Return the material word for word. Do not include the pictures.

◆ DATASET EXCERPT
--------

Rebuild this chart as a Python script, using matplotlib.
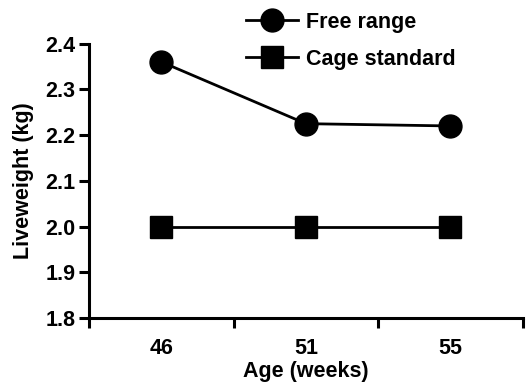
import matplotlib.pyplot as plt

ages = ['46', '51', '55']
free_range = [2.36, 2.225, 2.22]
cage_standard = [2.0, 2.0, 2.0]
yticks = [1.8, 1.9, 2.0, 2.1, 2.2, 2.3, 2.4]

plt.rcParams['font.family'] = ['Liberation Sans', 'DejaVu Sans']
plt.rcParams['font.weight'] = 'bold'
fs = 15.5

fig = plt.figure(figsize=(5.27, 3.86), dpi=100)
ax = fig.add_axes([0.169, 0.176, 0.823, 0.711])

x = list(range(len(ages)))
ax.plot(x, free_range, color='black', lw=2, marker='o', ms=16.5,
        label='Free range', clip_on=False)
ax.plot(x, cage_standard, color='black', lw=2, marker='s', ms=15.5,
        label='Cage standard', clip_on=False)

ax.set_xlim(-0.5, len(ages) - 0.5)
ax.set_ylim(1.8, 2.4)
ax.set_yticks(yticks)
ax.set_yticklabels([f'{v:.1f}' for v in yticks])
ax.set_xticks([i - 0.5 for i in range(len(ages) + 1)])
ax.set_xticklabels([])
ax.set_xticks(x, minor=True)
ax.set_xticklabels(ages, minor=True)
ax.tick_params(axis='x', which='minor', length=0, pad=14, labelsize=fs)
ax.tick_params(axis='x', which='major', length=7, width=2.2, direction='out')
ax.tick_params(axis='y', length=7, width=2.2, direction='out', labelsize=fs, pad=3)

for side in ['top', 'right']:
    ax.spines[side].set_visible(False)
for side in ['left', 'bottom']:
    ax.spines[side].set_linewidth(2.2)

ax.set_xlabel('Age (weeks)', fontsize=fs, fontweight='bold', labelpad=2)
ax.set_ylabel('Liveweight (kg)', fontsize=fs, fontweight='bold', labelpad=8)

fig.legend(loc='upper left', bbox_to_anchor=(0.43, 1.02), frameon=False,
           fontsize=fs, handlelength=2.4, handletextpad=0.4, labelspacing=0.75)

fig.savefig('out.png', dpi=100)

--------

◆ RESULT BELOW
Rebuild this chart as a Python script, using matplotlib.
import matplotlib.pyplot as plt

ages = ['46', '51', '55']
free_range = [2.36, 2.225, 2.22]
cage_standard = [2.0, 2.0, 2.0]
yticks = [1.8, 1.9, 2.0, 2.1, 2.2, 2.3, 2.4]

plt.rcParams['font.family'] = ['Liberation Sans', 'DejaVu Sans']
plt.rcParams['font.weight'] = 'bold'
fs = 15.5

fig = plt.figure(figsize=(5.27, 3.86), dpi=100)
ax = fig.add_axes([0.169, 0.176, 0.823, 0.711])

x = list(range(len(ages)))
ax.plot(x, free_range, color='black', lw=2, marker='o', ms=16.5,
        label='Free range', clip_on=False)
ax.plot(x, cage_standard, color='black', lw=2, marker='s', ms=15.5,
        label='Cage standard', clip_on=False)

ax.set_xlim(-0.5, len(ages) - 0.5)
ax.set_ylim(1.8, 2.4)
ax.set_yticks(yticks)
ax.set_yticklabels([f'{v:.1f}' for v in yticks])
ax.set_xticks([i - 0.5 for i in range(len(ages) + 1)])
ax.set_xticklabels([])
ax.set_xticks(x, minor=True)
ax.set_xticklabels(ages, minor=True)
ax.tick_params(axis='x', which='minor', length=0, pad=14, labelsize=fs)
ax.tick_params(axis='x', which='major', length=7, width=2.2, direction='out')
ax.tick_params(axis='y', length=7, width=2.2, direction='out', labelsize=fs, pad=3)

for side in ['top', 'right']:
    ax.spines[side].set_visible(False)
for side in ['left', 'bottom']:
    ax.spines[side].set_linewidth(2.2)

ax.set_xlabel('Age (weeks)', fontsize=fs, fontweight='bold', labelpad=2)
ax.set_ylabel('Liveweight (kg)', fontsize=fs, fontweight='bold', labelpad=8)

fig.legend(loc='upper left', bbox_to_anchor=(0.43, 1.02), frameon=False,
           fontsize=fs, handlelength=2.4, handletextpad=0.4, labelspacing=0.75)

fig.savefig('out.png', dpi=100)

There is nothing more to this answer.